For roughly two years, Ghana’s economic managers have operated in what most observers would describe as favourable conditions. Annual inflation has fallen from 22.4 percent in March 2025 to 3.2 percent in March 2026, a 19.2 percentage point drop, while the cedi has steadied considerably from its 2024 lows. The government exited the Domestic Debt Exchange Programme (DDEP), returned to the international bond market, and watched interest rates fall. Those achievements are real. The question now is whether they were built on structural strength or simply on a period of global calm that is ending.
The Strait of Hormuz crisis has changed the operating environment sharply. The International Energy Agency (IEA) has described it as the largest supply disruption in the history of the global oil market, with tanker flows through the strait plunging from around 20 million barrels per day to a trickle. Brent crude has surged well above $100 per barrel while higher transport and insurance costs add further strain across global supply chains. For Ghana, a net importer of refined petroleum products, the transmission is immediate.
Petrol has risen by about 15 percent to approximately GH¢13.30 per litre, while diesel has climbed nearly 19 percent to around GH¢17.10, according to the National Petroleum Authority (NPA). Those figures were already embedded in the April 1 pricing window before President John Dramani Mahama announced an emergency Cabinet meeting at the Kwahu Business Forum on April 4, signalling that the government views the situation as requiring urgent political intervention.
Sachet water producers have separately announced price increases effective Monday, April 6, citing shortages of raw materials and higher distribution costs linked to the Iran conflict. Transport unions, meanwhile, have issued a 48-hour ultimatum to the government to cut fuel taxes or face a nationwide fare increase. The two pressures arriving simultaneously are not coincidental — they reflect how tightly fuel costs thread through every layer of Ghana’s consumer economy.

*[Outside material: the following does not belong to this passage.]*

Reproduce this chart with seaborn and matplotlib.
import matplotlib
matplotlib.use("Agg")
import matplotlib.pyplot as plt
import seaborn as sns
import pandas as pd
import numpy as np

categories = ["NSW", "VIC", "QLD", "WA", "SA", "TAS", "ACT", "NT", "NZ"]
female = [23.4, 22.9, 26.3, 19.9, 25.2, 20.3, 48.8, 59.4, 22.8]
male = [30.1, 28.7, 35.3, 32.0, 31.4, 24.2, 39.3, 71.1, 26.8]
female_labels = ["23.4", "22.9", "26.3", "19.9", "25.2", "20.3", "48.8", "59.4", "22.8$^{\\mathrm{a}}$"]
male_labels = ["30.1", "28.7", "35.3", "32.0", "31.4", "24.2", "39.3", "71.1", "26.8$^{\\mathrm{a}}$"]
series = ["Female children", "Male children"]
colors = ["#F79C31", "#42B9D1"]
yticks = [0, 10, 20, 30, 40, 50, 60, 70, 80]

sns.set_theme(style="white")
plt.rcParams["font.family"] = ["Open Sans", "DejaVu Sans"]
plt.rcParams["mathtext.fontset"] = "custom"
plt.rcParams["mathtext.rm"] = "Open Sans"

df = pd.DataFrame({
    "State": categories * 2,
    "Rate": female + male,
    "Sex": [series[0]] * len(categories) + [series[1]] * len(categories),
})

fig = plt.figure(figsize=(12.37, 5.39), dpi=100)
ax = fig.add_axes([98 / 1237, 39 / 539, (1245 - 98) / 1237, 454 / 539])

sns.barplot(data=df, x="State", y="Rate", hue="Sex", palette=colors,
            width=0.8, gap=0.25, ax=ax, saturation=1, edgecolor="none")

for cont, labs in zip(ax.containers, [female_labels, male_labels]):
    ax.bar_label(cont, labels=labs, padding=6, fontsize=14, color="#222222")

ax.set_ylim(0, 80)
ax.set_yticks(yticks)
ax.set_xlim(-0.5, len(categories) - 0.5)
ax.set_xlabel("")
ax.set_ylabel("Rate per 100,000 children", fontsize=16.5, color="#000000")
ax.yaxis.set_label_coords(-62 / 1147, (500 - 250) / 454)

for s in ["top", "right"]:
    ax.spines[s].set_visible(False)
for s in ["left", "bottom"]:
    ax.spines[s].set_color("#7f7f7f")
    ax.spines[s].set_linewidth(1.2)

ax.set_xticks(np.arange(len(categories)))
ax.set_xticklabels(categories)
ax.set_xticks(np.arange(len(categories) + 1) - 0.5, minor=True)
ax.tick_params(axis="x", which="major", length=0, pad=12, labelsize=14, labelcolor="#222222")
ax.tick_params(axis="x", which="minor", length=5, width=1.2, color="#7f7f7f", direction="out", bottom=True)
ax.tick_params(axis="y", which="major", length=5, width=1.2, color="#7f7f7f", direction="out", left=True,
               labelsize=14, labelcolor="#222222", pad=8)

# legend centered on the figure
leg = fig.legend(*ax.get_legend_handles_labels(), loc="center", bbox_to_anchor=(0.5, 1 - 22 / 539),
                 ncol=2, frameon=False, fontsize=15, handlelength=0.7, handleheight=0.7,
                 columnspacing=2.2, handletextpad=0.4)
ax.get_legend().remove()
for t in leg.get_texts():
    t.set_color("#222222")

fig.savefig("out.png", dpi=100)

The government’s response options are real but limited. President Mahama has indicated the Cabinet will examine margins, levies, and the broader fuel price build-up for areas where relief can be targeted without undermining fiscal stability. Former Energy Minister Dr Amin Adam has argued that cutting fuel taxes would not harm the 2026 budget, offering the government some political cover to act. But any subsidy-style intervention carries the risk of reversing the fiscal discipline that restored investor confidence following the debt crisis.
Bank of Ghana Governor Dr Johnson Asiama has acknowledged that rising oil prices driven by geopolitical tensions translate directly into domestic costs through imported inflation, and that sustained increases could tighten global financial conditions and make external borrowing more expensive for emerging economies. He has noted that higher gold prices provide some offset through improved export earnings, but cautioned that the overall balance of risks tilts toward inflation.
The external shock is not something Accra can prevent. The International Monetary Fund (IMF) has observed that the war’s impact is asymmetric, with energy importers more exposed than exporters and lower-income countries more vulnerable than those with deeper fiscal buffers. Ghana sits squarely in the more exposed category on both counts.
What the government can control is the policy response how quickly it acts, how precisely it targets relief, and whether it can hold the transport unions steady long enough to prevent a fare-driven inflation spiral. The outcome of the emergency Cabinet meeting will set the tone. Ghana’s inflation stability was earned through difficult fiscal discipline, debt restructuring, and a stronger cedi. Whether the coming weeks represent a temporary test or the beginning of a broader reversal will depend significantly on how quickly global energy markets settle and how decisively the government responds.
Two years of progress are not undone by one external shock. But they can be tested by one and this one is among the most significant the global economy has seen in decades.
This is an analysis piece based on verified public statements and data.